Sunday, September 20, 2020

Mobile Broadband as Fast and Cheap as Fixed? Yes, in Some Cases

Most of us historically have believed that mobile internet access could "never" be as fast, or as cheap, as fixed network services. But that now has to be qualified. For many use cases, mobile broadband might well be as functional, and as affordable, as fixed network broadband. In fact, in some markets, it can be argued that FTTH no longer is viable as a platform for any tier-one service provider with universal service obligations.


That does not always require that mobile speeds and prices be identical to the fastest fixed network offers, such as symmetrical gigabit or symmetrical multi-gigabit services. All that has to happen is that a specific mobile offer is equivalent to a similar fixed network broadband offer in terms of performance and price, for a specific customer's needs and willingness to pay.

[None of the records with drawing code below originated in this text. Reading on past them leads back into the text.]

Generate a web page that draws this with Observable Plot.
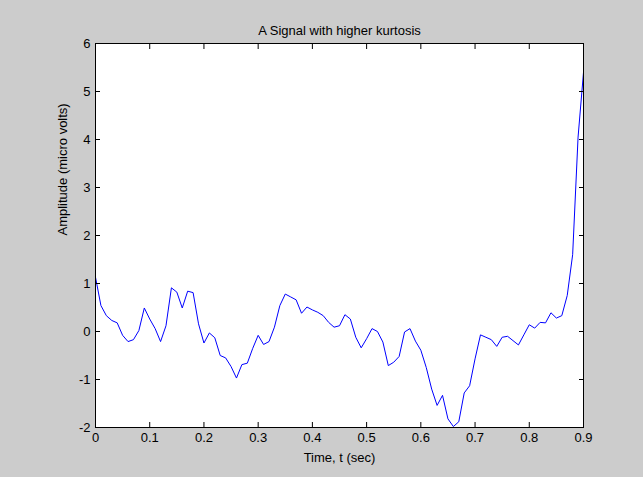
<!DOCTYPE html>
<html>
<head>
<meta charset="utf-8">
<script src="https://cdn.jsdelivr.net/npm/d3@7"></script>
<script src="https://cdn.jsdelivr.net/npm/@observablehq/plot@0.6"></script>
<style>
  html, body { margin: 0; padding: 0; background: #cccccc; }
  #chart svg { display: block; background: transparent; }
</style>
</head>
<body>
<div id="chart"></div>
<script>
const title = "A Signal with higher kurtosis";
const xLabel = "Time, t (sec)";
const yLabel = "Amplitude (micro volts)";
const xTicks = [0, 0.1, 0.2, 0.3, 0.4, 0.5, 0.6, 0.7, 0.8, 0.9];
const yTicks = [-2, -1, 0, 1, 2, 3, 4, 5, 6];

const times = [
  0.00, 0.01, 0.02, 0.03, 0.04, 0.05, 0.06, 0.07, 0.08, 0.09,
  0.10, 0.11, 0.12, 0.13, 0.14, 0.15, 0.16, 0.17, 0.18, 0.19,
  0.20, 0.21, 0.22, 0.23, 0.24, 0.25, 0.26, 0.27, 0.28, 0.29,
  0.30, 0.31, 0.32, 0.33, 0.34, 0.35, 0.36, 0.37, 0.38, 0.39,
  0.40, 0.41, 0.42, 0.43, 0.44, 0.45, 0.46, 0.47, 0.48, 0.49,
  0.50, 0.51, 0.52, 0.53, 0.54, 0.55, 0.56, 0.57, 0.58, 0.59,
  0.60, 0.61, 0.62, 0.63, 0.64, 0.65, 0.66, 0.67, 0.68, 0.69,
  0.70, 0.71, 0.72, 0.73, 0.74, 0.75, 0.76, 0.77, 0.78, 0.79,
  0.80, 0.81, 0.82, 0.83, 0.84, 0.85, 0.86, 0.87, 0.88, 0.89,
  0.90
];
const amplitude = [
  1.13, 0.54, 0.33, 0.23, 0.18, -0.08, -0.21, -0.17, 0.02, 0.49,
  0.26, 0.06, -0.21, 0.12, 0.91, 0.82, 0.49, 0.84, 0.81, 0.16,
  -0.24, -0.03, -0.13, -0.50, -0.55, -0.73, -0.97, -0.69, -0.66, -0.35,
  -0.08, -0.27, -0.21, 0.09, 0.54, 0.78, 0.72, 0.66, 0.38, 0.51,
  0.45, 0.40, 0.33, 0.19, 0.09, 0.12, 0.35, 0.26, -0.12, -0.34,
  -0.15, 0.06, 0.00, -0.22, -0.71, -0.64, -0.52, -0.01, 0.06, -0.20,
  -0.39, -0.75, -1.20, -1.54, -1.33, -1.82, -1.98, -1.88, -1.28, -1.13,
  -0.57, -0.07, -0.12, -0.17, -0.31, -0.12, -0.10, -0.19, -0.28, -0.07,
  0.14, 0.07, 0.19, 0.18, 0.39, 0.28, 0.33, 0.75, 1.60, 4.05,
  5.40
];

const data = times.map((t, i) => ({t, v: amplitude[i]}));
const fmt = d => String(+d.toFixed(1));
const font = "'Liberation Sans', Arial, Helvetica, sans-serif";

const chart = Plot.plot({
  width: 643,
  height: 477,
  marginLeft: 95,
  marginRight: 60,
  marginTop: 43,
  marginBottom: 50,
  style: {fontFamily: font, fontSize: "13px", color: "#000", background: "transparent"},
  x: {domain: [0, 0.9], ticks: xTicks, tickFormat: fmt},
  y: {domain: [-2, 6], ticks: yTicks, tickFormat: fmt},
  marks: [
    Plot.frame({fill: "white", stroke: "none"}),
    Plot.line(data, {x: "t", y: "v", stroke: "#0000ff", strokeWidth: 1}),
    Plot.axisX({anchor: "bottom", ticks: xTicks, tickFormat: fmt, tickSize: -5, tickPadding: 10, label: null, fontSize: 13}),
    Plot.axisX({anchor: "top", ticks: xTicks, tickFormat: () => "", tickSize: -5, tickPadding: 5, label: null}),
    Plot.axisY({anchor: "left", ticks: yTicks, tickFormat: fmt, tickSize: -5, tickPadding: 10, label: null, fontSize: 13}),
    Plot.axisY({anchor: "right", ticks: yTicks, tickFormat: () => "", tickSize: -5, tickPadding: 5, label: null}),
    Plot.frame({stroke: "black", strokeWidth: 1}),
    Plot.text([title], {frameAnchor: "top", dy: -18, text: d => d, fontSize: 13, fill: "black"}),
    Plot.text([xLabel], {frameAnchor: "bottom", dy: 34, text: d => d, fontSize: 13, fill: "black"}),
    Plot.text([yLabel], {frameAnchor: "left", dx: -33, rotate: -90, text: d => d, fontSize: 13, fill: "black"})
  ]
});
document.getElementById("chart").appendChild(chart);
</script>
</body>
</html>
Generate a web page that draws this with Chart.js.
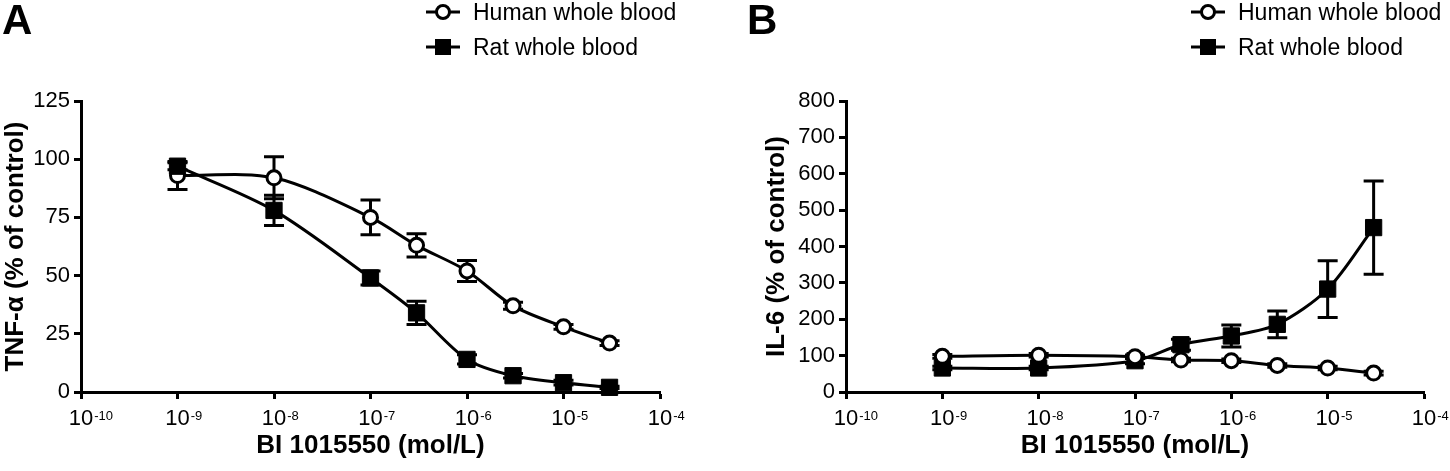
<!DOCTYPE html>
<html><head><meta charset="utf-8">
<script src="https://cdn.jsdelivr.net/npm/chart.js@4"></script>
<style>
html,body{margin:0;padding:0;background:#fff;width:1450px;height:471px;overflow:hidden}
.p{position:absolute;top:0;width:725px;height:471px}
</style></head><body>
<div class="p" style="left:0"><canvas id="cA" width="725" height="471"></canvas></div>
<div class="p" style="left:725px"><canvas id="cB" width="725" height="471"></canvas></div>
<script>
// ---- data ----
const doses = [1e-9, 1e-8, 1e-7, 3e-7, 1e-6, 3e-6, 1e-5, 3e-5];
const xTickValues = [1e-10, 1e-9, 1e-8, 1e-7, 1e-6, 1e-5, 1e-4];
const xTickBase = '10';
const xTickExponents = ['-10', '-9', '-8', '-7', '-6', '-5', '-4'];
const seriesNames = ['Human whole blood', 'Rat whole blood'];

const tnfHuman    = [93, 92, 75, 63, 52, 37, 28, 21];
const tnfHumanErr = [6, 9, 7.5, 5, 4.5, 1.5, 1, 1];
const tnfRat      = [97, 78, 49, 34, 14, 7, 4, 2];
const tnfRatErr   = [1.5, 6.5, 3, 5, 2, 1, 1, 0.5];

const il6Human    = [98, 101, 97, 88, 86, 73, 66, 52];
const il6HumanErr = [5, 5, 5, 5, 5, 5, 5, 5];
const il6Rat      = [66, 66, 86, 130, 154, 186, 283, 452];
const il6RatErr   = [5, 5, 8, 15, 30, 37, 78, 128];

const FONT = "'Liberation Sans', Arial, sans-serif";

const errorBarPlugin = {
  id: 'errorBars',
  beforeDatasetsDraw(chart) {
    const ctx = chart.ctx, ys = chart.scales.y;
    ctx.save();
    ctx.strokeStyle = '#000';
    ctx.lineWidth = 3;
    chart.data.datasets.forEach((ds, i) => {
      const meta = chart.getDatasetMeta(i);
      ds.errors.forEach((e, j) => {
        const p = meta.data[j];
        const v = ds.data[j].y;
        const yt = ys.getPixelForValue(v + e), yb = ys.getPixelForValue(Math.max(v - e, 0));
        ctx.beginPath();
        ctx.moveTo(p.x, yt); ctx.lineTo(p.x, yb);
        ctx.moveTo(p.x - 10, yt); ctx.lineTo(p.x + 10, yt);
        ctx.moveTo(p.x - 10, yb); ctx.lineTo(p.x + 10, yb);
        ctx.stroke();
      });
    });
    ctx.restore();
  }
};

const xLabelPlugin = {
  id: 'xLabels',
  afterDraw(chart) {
    const ctx = chart.ctx, xs = chart.scales.x;
    ctx.save();
    ctx.fillStyle = '#000';
    ctx.textBaseline = 'alphabetic';
    xTickValues.forEach((v, i) => {
      const px = xs.getPixelForValue(v);
      ctx.font = '22px ' + FONT;
      ctx.textAlign = 'center';
      ctx.fillText(xTickBase, px, 425);
      const w = ctx.measureText(xTickBase).width;
      ctx.font = '13px ' + FONT;
      ctx.textAlign = 'left';
      ctx.fillText(xTickExponents[i], px + w / 2 + 1, 419.5);
    });
    ctx.restore();
  }
};

const panelPlugin = {
  id: 'panel',
  afterDraw(chart, args, opts) {
    const ctx = chart.ctx, L = chart.chartArea.left;
    ctx.save();
    ctx.fillStyle = '#000';
    ctx.textBaseline = 'alphabetic';
    ctx.font = 'bold 42px ' + FONT;
    ctx.fillText(opts.letter, opts.letterX, 33.5);
    const rows = [12, 47];
    ctx.font = '23px ' + FONT;
    chart.data.datasets.forEach((ds, i) => {
      const cy = rows[i], cx = L + 362;
      ctx.strokeStyle = '#000';
      ctx.lineWidth = 3;
      ctx.beginPath(); ctx.moveTo(cx - 17, cy); ctx.lineTo(cx + 17, cy); ctx.stroke();
      if (ds.pointStyle === 'circle') {
        ctx.beginPath(); ctx.arc(cx, cy, 6.5, 0, Math.PI * 2);
        ctx.fillStyle = '#fff'; ctx.fill(); ctx.stroke();
      } else {
        ctx.fillStyle = '#000'; ctx.fillRect(cx - 8, cy - 8, 16, 16);
      }
      ctx.fillStyle = '#000';
      ctx.fillText(ds.label, L + 392, cy + 7.5);
    });
    ctx.restore();
  }
};

function makePanel(id, letter, letterX, yTitle, yMax, yStep, hum, humErr, rat, ratErr, padL, axisW, padR, humanOnTop) {
  const pts = arr => doses.map((d, i) => ({ x: d, y: arr[i] }));
  const tickFont = { family: FONT, size: 22 };
  const titleFont = { family: FONT, size: 26, weight: 'bold' };
  return new Chart(document.getElementById(id), {
    type: 'line',
    data: {
      datasets: [
        { label: seriesNames[0], data: pts(hum), errors: humErr, borderColor: '#000', borderWidth: 3,
          pointStyle: 'circle', pointRadius: 7, pointBackgroundColor: '#fff', pointBorderColor: '#000',
          pointBorderWidth: 3, tension: 0.3, order: humanOnTop ? 0 : 1, clip: false },
        { label: seriesNames[1], data: pts(rat), errors: ratErr, borderColor: '#000', borderWidth: 3,
          pointStyle: 'rect', pointRadius: 11.5, pointBackgroundColor: '#000', pointBorderColor: '#000',
          pointBorderWidth: 1, tension: 0.3, order: humanOnTop ? 1 : 0, clip: false }
      ]
    },
    options: {
      responsive: false, animation: false, devicePixelRatio: 1,
      layout: { padding: { left: padL, right: padR, top: 101, bottom: 0 } },
      plugins: { legend: { display: false }, tooltip: { enabled: false },
                 panel: { letter: letter, letterX: letterX } },
      scales: {
        x: {
          type: 'logarithmic', min: 1e-10, max: 1e-4,
          afterBuildTicks: s => { s.ticks = xTickValues.map(v => ({ value: v })); },
          afterFit: s => { s.height = 79; },
          ticks: { display: false },
          grid: { drawOnChartArea: false, tickLength: 7, tickWidth: 3, tickColor: '#000' },
          border: { color: '#000', width: 3 },
          title: { display: true, text: 'BI 1015550 (mol/L)', font: titleFont, color: '#000',
                   padding: { top: 0, bottom: 10 } }
        },
        y: {
          min: 0, max: yMax,
          afterFit: s => { s.width = axisW; },
          ticks: { stepSize: yStep, font: tickFont, color: '#000', padding: 4 },
          grid: { drawOnChartArea: false, tickLength: 7, tickWidth: 3, tickColor: '#000' },
          border: { color: '#000', width: 3 },
          title: { display: true, text: yTitle, font: titleFont, color: '#000', padding: 0 }
        }
      }
    },
    plugins: [errorBarPlugin, xLabelPlugin, panelPlugin]
  });
}

makePanel('cA', 'A', 2, 'TNF-α (% of control)', 125, 25, tnfHuman, tnfHumanErr, tnfRat, tnfRatErr, 0, 81, 65, false);
makePanel('cB', 'B', 22, 'IL-6 (% of control)', 800, 100, il6Human, il6HumanErr, il6Rat, il6RatErr, 36, 85, 26, true);
</script>
</body></html>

That is why 5G fixed wireless will be the most common form of mobile substitution for home broadband, aimed at users with relatively modest bandwidth needs and high price sensitivity price sensitivity. In the U.S. market, that might be customers who will not buy speeds above 300 Mbps, or pay much more than $50 a month.


That this is possible at all is a function of new spectrum policies, Moore's Law and better technology enabled by Moore's Law. One example of the broader trend is the way Moore's Law has allowed faster speeds and lower prices, beyond what connectivity providers or computing suppliers might prefer.


The most-startling strategic assumption ever made by Bill Gates was his belief that horrendously-expensive computing hardware would eventually be so low cost that he could build his own business on software for ubiquitous devices. Basically, I believe he asked himself what his own business would look like if computing hardware was free. 


How startling was that question? Consider that, In constant dollar terms, the computing power of an Apple iPad 2, when Microsoft was founded in 1975, would have cost between US$100 million and $10 billion.


The point is that the assumption by Gates that computing operations would be so cheap was an astounding leap. But my guess is that Gates understood Moore’s Law in a way that the rest of us did not.


Reed Hastings, Netflix founder, apparently made a similar decision. For Bill Gates, the insight that free computing would be a reality meant he should build his business on software used by computers.


Reed Hastings came to the same conclusion as he looked at bandwidth trends in terms both of capacity and prices. At a time when dial-up modems were running at 56 kbps, Hastings extrapolated from Moore's Law to understand where bandwidth would be in the future, not where it was “right now.”


“We took out our spreadsheets and we figured we’d get 14 megabits per second to the home by 2012, which turns out is about what we will get,” says Reed Hastings, Netflix CEO. “If you drag it out to 2021, we will all have a gigabit to the home." So far, internet access speeds have increased at just about those rates.


As frightening as it might be for executives and shareholders in the telecommunications industry, a bedrock assumption of mine about dynamics in the industry is that, over time, retail prices for connectivity services also will trend towards zero.


“Near-zero pricing” does not mean absolute zero (free), but only prices so low there is no practical constraint to using the services, just as prices of computing appliances trend towards lower prices over time, without reaching actual “zero.”